Reflecting on what’s right in this moment (as opposed to what you think is “wrong”) can help you to focus on the positive aspects of your life. That may be difficult at times, so it helps to develop a practice to bring yourself back to those positives as soon as you recognize that you’ve slipped into negative thinking – that is, lamenting what’s passed or fearing what’s ahead.  Recently I heard a suggestion for an anxiety-relieving practice:  if you’re feeling anxious or fearful try looking around you and making a list of everything you see.  It might help bring you back to the present moment or at least provide a distraction.  If you read this blog you know, I’m a strong advocate of practice of any type. That’s because it works.  The more you practice – anything – the more it becomes part of your life. Pretty soon it is so natural that you can’t imagine being without that practice and you miss it if something keeps you from it.  

Since time is so valuable we all want to maximize that value.  If you have ever been sick you know the value of good health. There are no guarantees, but there are things you can do to feel better and try to maintain good health.  These are not strange new techniques. We all know what to do. Eat healthy food, get enough sleep and keep your body moving to the best of its ability. Even these simple concepts vary from person to person.  There is no “one size fits all”.  We each have to find our own way.  But that means finding a place to start and following through. Even if you stumble, starting is the hardest part.  Once you do that, it’s easy to get up and try again or try something else.
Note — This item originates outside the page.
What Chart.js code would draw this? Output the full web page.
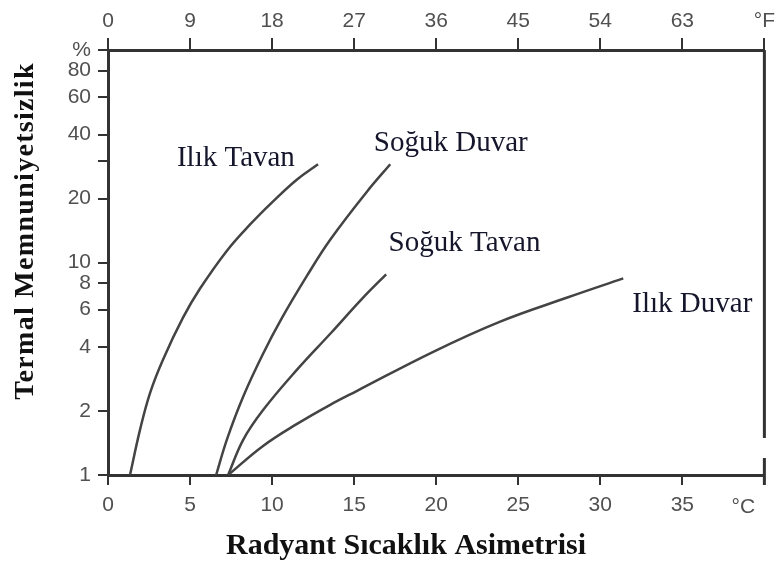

Yoga and Pilates both help us to connect mind and body so that we can begin to understand what each of our bodies requires. Those requirements will change with time, but the more tuned in you are the more you will recognize when change is needed. If these disciplines don’t work for you, find something that does. There are a myriad of ways to support your body and all its complex systems.  Treating your body will also treat your mind. Whatever you choose, adopt it as a practice.  Set a regular schedule that you can stick to. Start as slow as you need to so that you know you can do it.  If you find you can’t stick to it, adjust the schedule.  Make it work for you.  Now is the time to take control of what you can control while you can control it. Take advantage of this moment. It’s the only you have.